Immaginate di essere imprigionati, in attesa di essere impiccati.
Di sentire continuamente il rumore del ferro battuto dagli operai
che preparano il patibolo destinato a voi.
Selwyn Strachan, un ex prigioniero del braccio della morte di Grenada
Il rapporto di Amnesty International sulla pena di morte nel mondo nel 2014 rileva due fenomeni in potenziale contrasto.
Da un lato, i paesi che hanno eseguito condanne a morte sono stati 22 – lo stesso numero del 2013.
La pena capitale resta un’eccezione ed è concentrata fondamentalmente in Medio Oriente e Asia: Iran, Iraq e Arabia Saudita con il 72% delle esecuzioni totali. Se fossero noti i dati della Cina, la percentuale salirebbe al 90%. Ma questo paese continua a mantenere il segreto di stato.
Dall’altro, le condanne a morte sono aumentate drasticamente: almeno 2466 a causa soprattutto di Egitto e Nigeria che hanno messo a morte nel tentativo, futile e di corto respiro, di contrastare minacce a sicurezza, instabilità politica e terrorismo.
Le esecuzioni di cui Amnesty International è venuta a conoscenza, ovvero quelle rese note dalle autorità, sono state 607 – 22% in meno rispetto al 2013 – ad esclusione della Cina.
– Scarica la mappa con le condanne, esecuzioni nel 2014 e moratoria Onu 2014
– Paesi abolizionisti e mantenitori nel 2014
Il secondo paese al mondo per esecuzioni, l’Iran, ne ha ammesse solo 289, ma secondo fonti attendibili sarebbero 743, una media di due al giorno.
L’elenco dei cinque principali esecutori di condanne a morte si completa con l’Arabia Saudita (almeno 90 esecuzioni), l’Iraq (almeno 61) e gli Usa (35).

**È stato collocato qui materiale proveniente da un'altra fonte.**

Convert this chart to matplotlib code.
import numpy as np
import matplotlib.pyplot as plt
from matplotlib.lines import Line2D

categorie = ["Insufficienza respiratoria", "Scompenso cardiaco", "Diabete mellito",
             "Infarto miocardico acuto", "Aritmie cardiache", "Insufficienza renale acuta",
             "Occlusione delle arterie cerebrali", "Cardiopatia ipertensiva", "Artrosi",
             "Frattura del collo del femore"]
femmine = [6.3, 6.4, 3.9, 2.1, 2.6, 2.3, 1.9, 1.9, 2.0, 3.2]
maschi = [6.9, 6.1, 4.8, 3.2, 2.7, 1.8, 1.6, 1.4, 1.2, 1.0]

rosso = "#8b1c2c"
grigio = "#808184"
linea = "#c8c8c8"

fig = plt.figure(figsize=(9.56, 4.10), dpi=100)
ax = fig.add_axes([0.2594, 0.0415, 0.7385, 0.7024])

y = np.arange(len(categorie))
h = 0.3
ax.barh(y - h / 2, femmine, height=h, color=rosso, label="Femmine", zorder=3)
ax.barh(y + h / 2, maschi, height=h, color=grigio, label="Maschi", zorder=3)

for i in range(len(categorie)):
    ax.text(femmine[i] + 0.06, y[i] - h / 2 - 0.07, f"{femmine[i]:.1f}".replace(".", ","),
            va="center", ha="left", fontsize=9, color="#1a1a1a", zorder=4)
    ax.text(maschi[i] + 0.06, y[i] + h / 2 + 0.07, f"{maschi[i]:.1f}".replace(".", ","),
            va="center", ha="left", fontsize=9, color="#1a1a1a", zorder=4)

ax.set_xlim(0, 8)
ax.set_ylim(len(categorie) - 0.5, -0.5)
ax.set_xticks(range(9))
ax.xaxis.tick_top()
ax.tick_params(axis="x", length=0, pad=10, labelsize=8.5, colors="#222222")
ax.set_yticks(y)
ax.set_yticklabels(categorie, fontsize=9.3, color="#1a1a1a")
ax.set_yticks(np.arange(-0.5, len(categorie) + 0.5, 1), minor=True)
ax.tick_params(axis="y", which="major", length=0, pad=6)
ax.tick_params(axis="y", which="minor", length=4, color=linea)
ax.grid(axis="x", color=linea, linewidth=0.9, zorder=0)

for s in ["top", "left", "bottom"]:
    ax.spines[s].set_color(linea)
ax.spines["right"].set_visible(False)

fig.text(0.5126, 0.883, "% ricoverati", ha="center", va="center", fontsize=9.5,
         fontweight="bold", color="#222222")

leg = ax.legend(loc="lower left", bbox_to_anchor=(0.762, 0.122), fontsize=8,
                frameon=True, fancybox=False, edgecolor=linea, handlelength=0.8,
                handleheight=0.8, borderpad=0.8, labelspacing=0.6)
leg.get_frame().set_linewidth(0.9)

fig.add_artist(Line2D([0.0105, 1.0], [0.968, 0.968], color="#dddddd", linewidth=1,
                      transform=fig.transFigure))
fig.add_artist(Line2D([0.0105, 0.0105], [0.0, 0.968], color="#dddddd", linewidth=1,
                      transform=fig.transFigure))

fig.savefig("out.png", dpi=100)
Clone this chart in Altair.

Il Pakistan ha ripreso le esecuzioni dopo l’orribile attacco dei talebani contro una scuola di Peshawar.
L’uso della pena di morte è sempre più limitato nell’Africa subsahariana, dove solo tre stati (Guinea Equatoriale, Somalia e Sudan) hanno eseguito sentenze capitali.
Quanto all’Europa, la Bielorussia si conferma l’unico paese a eseguire condanne a morte con almeno tre fucilazioni, dopo 24 mesi senza esecuzioni.